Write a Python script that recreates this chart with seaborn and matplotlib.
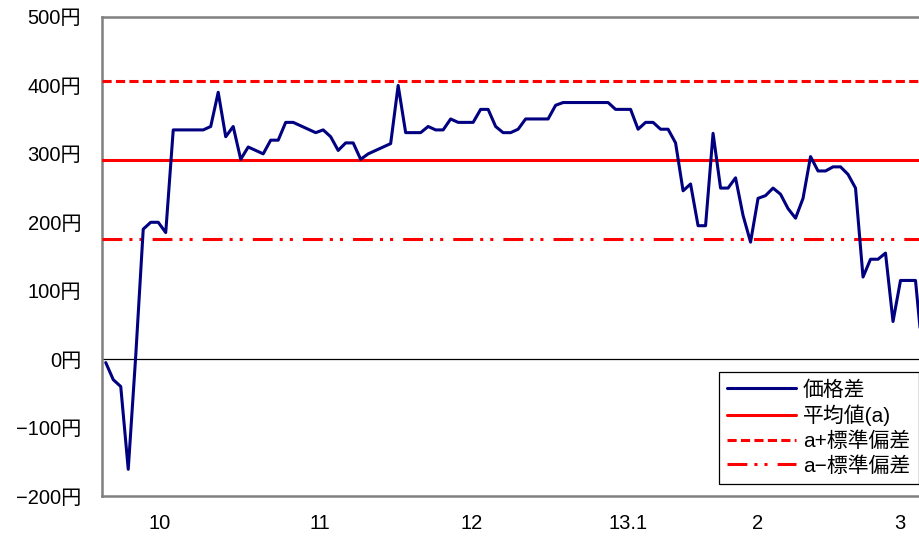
import numpy as np
import pandas as pd
import matplotlib
matplotlib.use("Agg")
import matplotlib.pyplot as plt
import seaborn as sns

# price difference series (yen), one value per observation
price_diff = [
    -5, -30, -40, -161, 5, 190, 200, 200, 185, 335,
    335, 335, 335, 335, 340, 390, 325, 340, 292, 310,
    305, 300, 320, 320, 346, 346, 341, 336, 331, 335,
    325, 305, 316, 316, 292, 300, 305, 310, 315, 400,
    331, 331, 331, 340, 335, 335, 351, 346, 346, 346,
    365, 365, 340, 331, 331, 336, 351, 351, 351, 351,
    371, 375, 375, 375, 375, 375, 375, 375, 365, 365,
    365, 336, 346, 346, 336, 336, 316, 246, 256, 195,
    195, 330, 250, 250, 265, 210, 171, 235, 239, 250,
    241, 220, 206, 235, 296, 275, 275, 281, 281, 270,
    250, 120, 146, 146, 155, 55, 115, 115, 115, 0,
]
mean_val = 291
std_val = 116

month_labels = ["10", "11", "12", "13.1", "2", "3"]
month_pos = [7.2, 28.6, 48.8, 69.6, 87.0, 105.9]

y_ticks = [-200, -100, 0, 100, 200, 300, 400, 500]
y_labels = ["\u2212200円", "\u2212100円", "0円", "100円", "200円", "300円", "400円", "500円"]

legend_labels = ["価格差", "平均値(a)", "a+標準偏差", "a\u2212標準偏差"]

df = pd.DataFrame({"idx": np.arange(len(price_diff)), "diff": price_diff})

sns.set_style("white")
plt.rcParams["font.family"] = ["Liberation Sans", "Noto Sans CJK JP", "DejaVu Sans"]
plt.rcParams["text.color"] = "black"
plt.rcParams["xtick.color"] = "black"
plt.rcParams["ytick.color"] = "black"

fig = plt.figure(figsize=(9.2, 5.36), dpi=100)
ax = fig.add_axes([102 / 920, 40 / 536, 818 / 920, 479 / 536])

ax.axhline(0, color="black", lw=0.9, zorder=1)
sns.lineplot(data=df, x="idx", y="diff", ax=ax, color="#000080", lw=2.2,
             label=legend_labels[0], zorder=5)
ax.axhline(mean_val, color="#ff0000", lw=2.2, label=legend_labels[1], zorder=3)
ax.axhline(mean_val + std_val, color="#ff0000", lw=2.2,
           ls=(0, (3.0, 1.4)), label=legend_labels[2], zorder=3)
ax.axhline(mean_val - std_val, color="#ff0000", lw=2.2,
           ls=(0, (6.5, 2.3, 1.0, 2.3, 1.0, 3.3)), label=legend_labels[3], zorder=3)

ax.set_xlim(-0.5, 108.6)
ax.set_ylim(-200, 500)
ax.set_yticks(y_ticks)
ax.set_yticklabels(y_labels)
ax.set_xticks(month_pos)
ax.set_xticklabels(month_labels)
ax.tick_params(axis="y", length=0, labelsize=14.5, pad=15)
ax.tick_params(axis="x", length=0, labelsize=14.5, pad=13)
ax.set_xlabel("")
ax.set_ylabel("")

for side in ["left", "bottom", "top"]:
    ax.spines[side].set_color("#808080")
    ax.spines[side].set_linewidth(1.8)
ax.spines["right"].set_visible(False)

leg = ax.legend(loc="lower right", bbox_to_anchor=(0.9985, 0.025), fontsize=15,
                frameon=True, fancybox=False, edgecolor="black", framealpha=1,
                handlelength=3.3, labelspacing=0.25, borderpad=0.4,
                handletextpad=0.35, borderaxespad=0)
leg.get_frame().set_linewidth(0.9)

fig.savefig("out.png", dpi=100)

Work to complete
Except for the pictures, print the data above exactly.

Response for this exercise
Write a Python script that recreates this chart with seaborn and matplotlib.
import numpy as np
import pandas as pd
import matplotlib
matplotlib.use("Agg")
import matplotlib.pyplot as plt
import seaborn as sns

# price difference series (yen), one value per observation
price_diff = [
    -5, -30, -40, -161, 5, 190, 200, 200, 185, 335,
    335, 335, 335, 335, 340, 390, 325, 340, 292, 310,
    305, 300, 320, 320, 346, 346, 341, 336, 331, 335,
    325, 305, 316, 316, 292, 300, 305, 310, 315, 400,
    331, 331, 331, 340, 335, 335, 351, 346, 346, 346,
    365, 365, 340, 331, 331, 336, 351, 351, 351, 351,
    371, 375, 375, 375, 375, 375, 375, 375, 365, 365,
    365, 336, 346, 346, 336, 336, 316, 246, 256, 195,
    195, 330, 250, 250, 265, 210, 171, 235, 239, 250,
    241, 220, 206, 235, 296, 275, 275, 281, 281, 270,
    250, 120, 146, 146, 155, 55, 115, 115, 115, 0,
]
mean_val = 291
std_val = 116

month_labels = ["10", "11", "12", "13.1", "2", "3"]
month_pos = [7.2, 28.6, 48.8, 69.6, 87.0, 105.9]

y_ticks = [-200, -100, 0, 100, 200, 300, 400, 500]
y_labels = ["\u2212200円", "\u2212100円", "0円", "100円", "200円", "300円", "400円", "500円"]

legend_labels = ["価格差", "平均値(a)", "a+標準偏差", "a\u2212標準偏差"]

df = pd.DataFrame({"idx": np.arange(len(price_diff)), "diff": price_diff})

sns.set_style("white")
plt.rcParams["font.family"] = ["Liberation Sans", "Noto Sans CJK JP", "DejaVu Sans"]
plt.rcParams["text.color"] = "black"
plt.rcParams["xtick.color"] = "black"
plt.rcParams["ytick.color"] = "black"

fig = plt.figure(figsize=(9.2, 5.36), dpi=100)
ax = fig.add_axes([102 / 920, 40 / 536, 818 / 920, 479 / 536])

ax.axhline(0, color="black", lw=0.9, zorder=1)
sns.lineplot(data=df, x="idx", y="diff", ax=ax, color="#000080", lw=2.2,
             label=legend_labels[0], zorder=5)
ax.axhline(mean_val, color="#ff0000", lw=2.2, label=legend_labels[1], zorder=3)
ax.axhline(mean_val + std_val, color="#ff0000", lw=2.2,
           ls=(0, (3.0, 1.4)), label=legend_labels[2], zorder=3)
ax.axhline(mean_val - std_val, color="#ff0000", lw=2.2,
           ls=(0, (6.5, 2.3, 1.0, 2.3, 1.0, 3.3)), label=legend_labels[3], zorder=3)

ax.set_xlim(-0.5, 108.6)
ax.set_ylim(-200, 500)
ax.set_yticks(y_ticks)
ax.set_yticklabels(y_labels)
ax.set_xticks(month_pos)
ax.set_xticklabels(month_labels)
ax.tick_params(axis="y", length=0, labelsize=14.5, pad=15)
ax.tick_params(axis="x", length=0, labelsize=14.5, pad=13)
ax.set_xlabel("")
ax.set_ylabel("")

for side in ["left", "bottom", "top"]:
    ax.spines[side].set_color("#808080")
    ax.spines[side].set_linewidth(1.8)
ax.spines["right"].set_visible(False)

leg = ax.legend(loc="lower right", bbox_to_anchor=(0.9985, 0.025), fontsize=15,
                frameon=True, fancybox=False, edgecolor="black", framealpha=1,
                handlelength=3.3, labelspacing=0.25, borderpad=0.4,
                handletextpad=0.35, borderaxespad=0)
leg.get_frame().set_linewidth(0.9)

fig.savefig("out.png", dpi=100)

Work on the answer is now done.